▶ Directions:
Copy, exactly and only, the lines from the one with "Rebuild this chart" up to and including the one with "x0.bandwidth() - gOuter]).paddingInner(0.22).paddingOuter(0);", leaving pictures out.

═══ Given records ═══

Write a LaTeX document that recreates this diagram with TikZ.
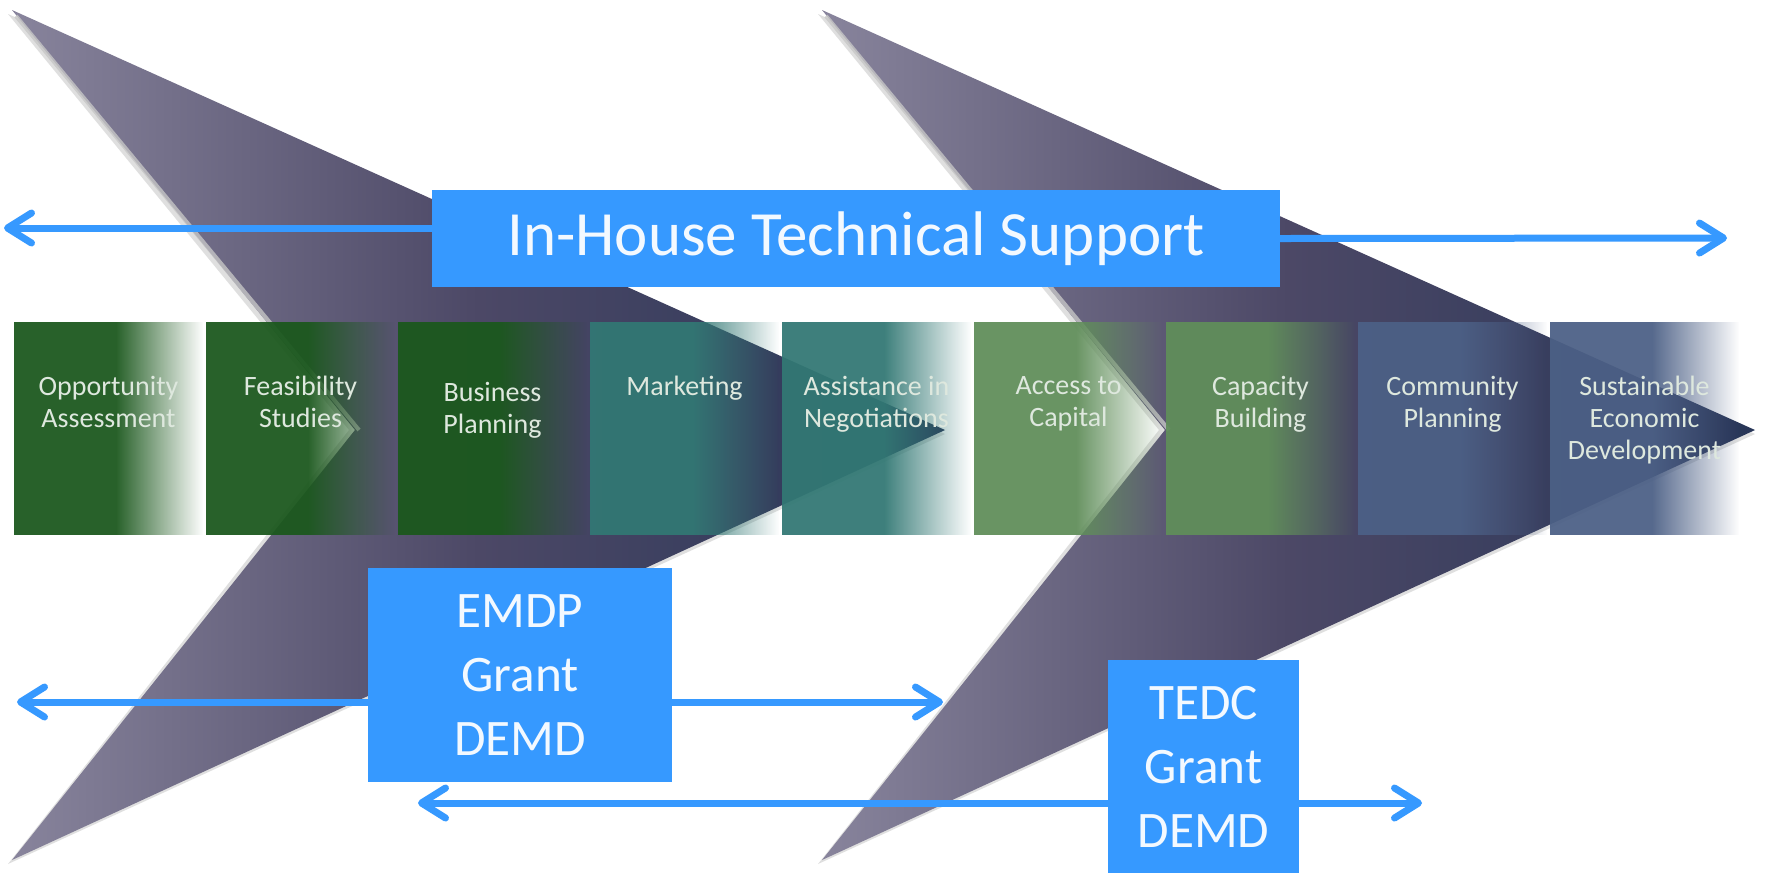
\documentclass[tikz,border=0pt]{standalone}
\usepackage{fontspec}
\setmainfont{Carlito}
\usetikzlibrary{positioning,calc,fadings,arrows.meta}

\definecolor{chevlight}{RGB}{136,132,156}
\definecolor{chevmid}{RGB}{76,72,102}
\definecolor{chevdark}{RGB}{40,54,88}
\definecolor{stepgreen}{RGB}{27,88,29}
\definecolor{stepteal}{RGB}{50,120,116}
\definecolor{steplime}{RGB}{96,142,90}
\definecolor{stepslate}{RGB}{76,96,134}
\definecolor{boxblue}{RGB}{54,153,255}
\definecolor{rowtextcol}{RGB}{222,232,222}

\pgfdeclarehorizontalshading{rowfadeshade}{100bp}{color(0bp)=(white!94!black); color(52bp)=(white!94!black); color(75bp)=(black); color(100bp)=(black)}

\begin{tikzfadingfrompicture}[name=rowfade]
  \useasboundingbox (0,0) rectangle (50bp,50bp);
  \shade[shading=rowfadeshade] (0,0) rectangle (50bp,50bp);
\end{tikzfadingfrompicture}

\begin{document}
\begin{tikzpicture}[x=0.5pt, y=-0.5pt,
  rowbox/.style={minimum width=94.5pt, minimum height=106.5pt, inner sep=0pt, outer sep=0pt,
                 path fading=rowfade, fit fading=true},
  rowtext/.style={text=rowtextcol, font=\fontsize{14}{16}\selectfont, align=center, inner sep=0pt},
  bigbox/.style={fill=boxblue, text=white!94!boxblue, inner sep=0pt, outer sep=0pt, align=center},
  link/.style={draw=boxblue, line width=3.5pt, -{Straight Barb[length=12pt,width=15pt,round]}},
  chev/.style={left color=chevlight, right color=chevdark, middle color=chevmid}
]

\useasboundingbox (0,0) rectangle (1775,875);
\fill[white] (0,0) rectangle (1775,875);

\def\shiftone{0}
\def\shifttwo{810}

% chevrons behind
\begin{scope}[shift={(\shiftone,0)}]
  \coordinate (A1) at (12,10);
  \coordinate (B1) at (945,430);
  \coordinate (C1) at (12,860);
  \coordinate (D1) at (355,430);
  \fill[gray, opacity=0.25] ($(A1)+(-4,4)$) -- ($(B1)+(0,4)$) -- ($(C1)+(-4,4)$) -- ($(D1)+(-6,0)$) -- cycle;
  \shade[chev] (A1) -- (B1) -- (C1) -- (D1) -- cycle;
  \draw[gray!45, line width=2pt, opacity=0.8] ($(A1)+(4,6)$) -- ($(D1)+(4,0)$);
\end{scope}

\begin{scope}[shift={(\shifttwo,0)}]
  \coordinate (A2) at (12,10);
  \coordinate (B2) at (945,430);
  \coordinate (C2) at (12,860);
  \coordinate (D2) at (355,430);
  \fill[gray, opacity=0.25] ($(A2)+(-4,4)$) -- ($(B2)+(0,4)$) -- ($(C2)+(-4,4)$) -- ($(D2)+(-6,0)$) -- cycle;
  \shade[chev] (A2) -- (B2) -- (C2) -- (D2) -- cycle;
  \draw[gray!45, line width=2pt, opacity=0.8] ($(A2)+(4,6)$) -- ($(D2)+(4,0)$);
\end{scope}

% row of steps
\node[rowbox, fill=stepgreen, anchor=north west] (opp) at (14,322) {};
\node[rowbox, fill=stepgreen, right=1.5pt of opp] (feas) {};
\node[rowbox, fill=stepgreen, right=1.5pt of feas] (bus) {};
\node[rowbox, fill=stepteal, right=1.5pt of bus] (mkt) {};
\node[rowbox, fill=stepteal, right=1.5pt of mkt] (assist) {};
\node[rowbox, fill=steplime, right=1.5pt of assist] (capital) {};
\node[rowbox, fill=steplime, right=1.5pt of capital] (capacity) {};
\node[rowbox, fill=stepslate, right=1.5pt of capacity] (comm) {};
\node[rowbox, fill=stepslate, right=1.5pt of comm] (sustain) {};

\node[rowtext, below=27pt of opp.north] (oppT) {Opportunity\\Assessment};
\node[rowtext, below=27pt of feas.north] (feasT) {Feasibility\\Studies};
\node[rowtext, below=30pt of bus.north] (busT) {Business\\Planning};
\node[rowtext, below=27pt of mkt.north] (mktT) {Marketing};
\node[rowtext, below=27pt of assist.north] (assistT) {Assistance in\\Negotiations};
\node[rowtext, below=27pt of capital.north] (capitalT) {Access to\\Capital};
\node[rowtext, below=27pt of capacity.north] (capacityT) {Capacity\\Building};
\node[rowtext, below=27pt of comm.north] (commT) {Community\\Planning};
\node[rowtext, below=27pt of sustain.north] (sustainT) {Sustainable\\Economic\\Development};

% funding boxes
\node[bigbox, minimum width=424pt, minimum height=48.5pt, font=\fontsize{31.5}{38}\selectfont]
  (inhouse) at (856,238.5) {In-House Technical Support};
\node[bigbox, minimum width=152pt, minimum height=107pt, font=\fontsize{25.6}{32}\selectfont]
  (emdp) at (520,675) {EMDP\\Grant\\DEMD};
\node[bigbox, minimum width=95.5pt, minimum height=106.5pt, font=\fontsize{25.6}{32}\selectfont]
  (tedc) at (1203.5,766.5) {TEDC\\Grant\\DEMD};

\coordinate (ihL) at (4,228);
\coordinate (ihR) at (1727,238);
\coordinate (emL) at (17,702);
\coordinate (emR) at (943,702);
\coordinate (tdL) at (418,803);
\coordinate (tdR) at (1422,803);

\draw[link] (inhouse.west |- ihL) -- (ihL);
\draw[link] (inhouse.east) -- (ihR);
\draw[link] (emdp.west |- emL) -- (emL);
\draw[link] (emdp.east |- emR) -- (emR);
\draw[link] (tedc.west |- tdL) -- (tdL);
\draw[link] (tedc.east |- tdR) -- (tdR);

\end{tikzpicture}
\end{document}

═══
═══ Given records ═══

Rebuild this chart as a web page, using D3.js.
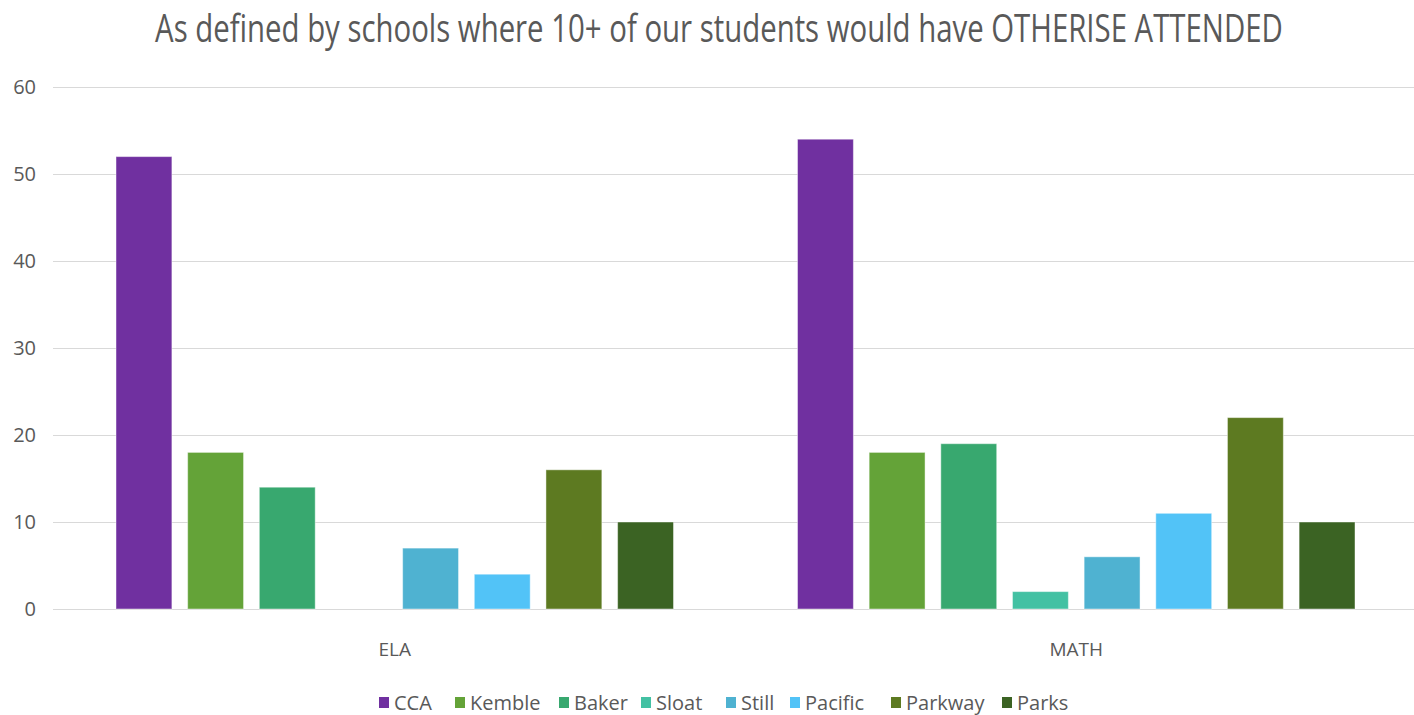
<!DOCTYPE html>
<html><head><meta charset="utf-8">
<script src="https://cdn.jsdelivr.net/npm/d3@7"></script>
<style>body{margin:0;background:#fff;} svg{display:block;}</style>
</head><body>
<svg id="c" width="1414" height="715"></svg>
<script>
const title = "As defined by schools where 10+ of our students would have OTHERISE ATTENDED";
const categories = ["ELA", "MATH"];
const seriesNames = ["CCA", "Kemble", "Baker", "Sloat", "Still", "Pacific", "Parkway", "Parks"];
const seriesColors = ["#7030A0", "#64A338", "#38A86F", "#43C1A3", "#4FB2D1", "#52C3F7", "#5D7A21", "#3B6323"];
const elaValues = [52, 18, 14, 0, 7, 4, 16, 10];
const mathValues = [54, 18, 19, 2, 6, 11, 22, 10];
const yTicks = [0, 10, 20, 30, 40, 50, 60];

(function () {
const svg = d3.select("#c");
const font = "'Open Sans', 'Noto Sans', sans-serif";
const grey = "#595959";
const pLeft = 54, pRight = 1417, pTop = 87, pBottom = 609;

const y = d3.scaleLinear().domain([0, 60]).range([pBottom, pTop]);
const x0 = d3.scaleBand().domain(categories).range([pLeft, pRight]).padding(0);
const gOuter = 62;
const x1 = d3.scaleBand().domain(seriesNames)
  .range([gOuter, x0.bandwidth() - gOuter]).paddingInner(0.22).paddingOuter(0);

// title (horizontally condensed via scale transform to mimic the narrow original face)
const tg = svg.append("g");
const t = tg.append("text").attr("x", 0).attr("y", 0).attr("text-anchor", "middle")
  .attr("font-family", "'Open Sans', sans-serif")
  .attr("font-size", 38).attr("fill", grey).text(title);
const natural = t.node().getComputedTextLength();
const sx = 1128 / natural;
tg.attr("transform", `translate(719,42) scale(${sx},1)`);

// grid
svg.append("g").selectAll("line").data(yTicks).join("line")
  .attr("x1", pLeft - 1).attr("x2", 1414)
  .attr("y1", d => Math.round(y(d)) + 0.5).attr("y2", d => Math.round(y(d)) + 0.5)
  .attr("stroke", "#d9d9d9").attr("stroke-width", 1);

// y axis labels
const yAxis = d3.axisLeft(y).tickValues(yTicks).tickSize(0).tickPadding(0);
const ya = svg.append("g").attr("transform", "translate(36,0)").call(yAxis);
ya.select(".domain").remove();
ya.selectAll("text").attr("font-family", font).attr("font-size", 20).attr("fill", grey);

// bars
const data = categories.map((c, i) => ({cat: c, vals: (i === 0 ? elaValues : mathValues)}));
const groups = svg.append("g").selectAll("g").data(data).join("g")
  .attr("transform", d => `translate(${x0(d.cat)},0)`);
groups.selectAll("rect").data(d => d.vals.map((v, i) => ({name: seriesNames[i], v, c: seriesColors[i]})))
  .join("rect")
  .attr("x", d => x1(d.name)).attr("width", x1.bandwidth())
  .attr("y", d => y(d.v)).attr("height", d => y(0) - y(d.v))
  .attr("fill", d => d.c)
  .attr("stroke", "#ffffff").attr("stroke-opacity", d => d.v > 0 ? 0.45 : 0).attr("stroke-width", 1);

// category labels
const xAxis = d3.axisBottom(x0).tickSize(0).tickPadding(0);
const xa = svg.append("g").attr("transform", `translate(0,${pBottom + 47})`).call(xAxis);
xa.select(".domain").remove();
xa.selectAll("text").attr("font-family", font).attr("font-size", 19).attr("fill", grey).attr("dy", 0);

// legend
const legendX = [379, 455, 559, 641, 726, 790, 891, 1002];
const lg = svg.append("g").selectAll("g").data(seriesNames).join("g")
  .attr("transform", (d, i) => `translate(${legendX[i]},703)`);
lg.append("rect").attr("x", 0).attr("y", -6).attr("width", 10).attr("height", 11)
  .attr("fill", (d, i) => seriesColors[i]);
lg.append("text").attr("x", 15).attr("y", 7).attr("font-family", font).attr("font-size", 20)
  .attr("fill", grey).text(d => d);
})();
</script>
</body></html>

═══

▶ Response below:
Rebuild this chart as a web page, using D3.js.
<!DOCTYPE html>
<html><head><meta charset="utf-8">
<script src="https://cdn.jsdelivr.net/npm/d3@7"></script>
<style>body{margin:0;background:#fff;} svg{display:block;}</style>
</head><body>
<svg id="c" width="1414" height="715"></svg>
<script>
const title = "As defined by schools where 10+ of our students would have OTHERISE ATTENDED";
const categories = ["ELA", "MATH"];
const seriesNames = ["CCA", "Kemble", "Baker", "Sloat", "Still", "Pacific", "Parkway", "Parks"];
const seriesColors = ["#7030A0", "#64A338", "#38A86F", "#43C1A3", "#4FB2D1", "#52C3F7", "#5D7A21", "#3B6323"];
const elaValues = [52, 18, 14, 0, 7, 4, 16, 10];
const mathValues = [54, 18, 19, 2, 6, 11, 22, 10];
const yTicks = [0, 10, 20, 30, 40, 50, 60];

(function () {
const svg = d3.select("#c");
const font = "'Open Sans', 'Noto Sans', sans-serif";
const grey = "#595959";
const pLeft = 54, pRight = 1417, pTop = 87, pBottom = 609;

const y = d3.scaleLinear().domain([0, 60]).range([pBottom, pTop]);
const x0 = d3.scaleBand().domain(categories).range([pLeft, pRight]).padding(0);
const gOuter = 62;
const x1 = d3.scaleBand().domain(seriesNames)
  .range([gOuter, x0.bandwidth() - gOuter]).paddingInner(0.22).paddingOuter(0);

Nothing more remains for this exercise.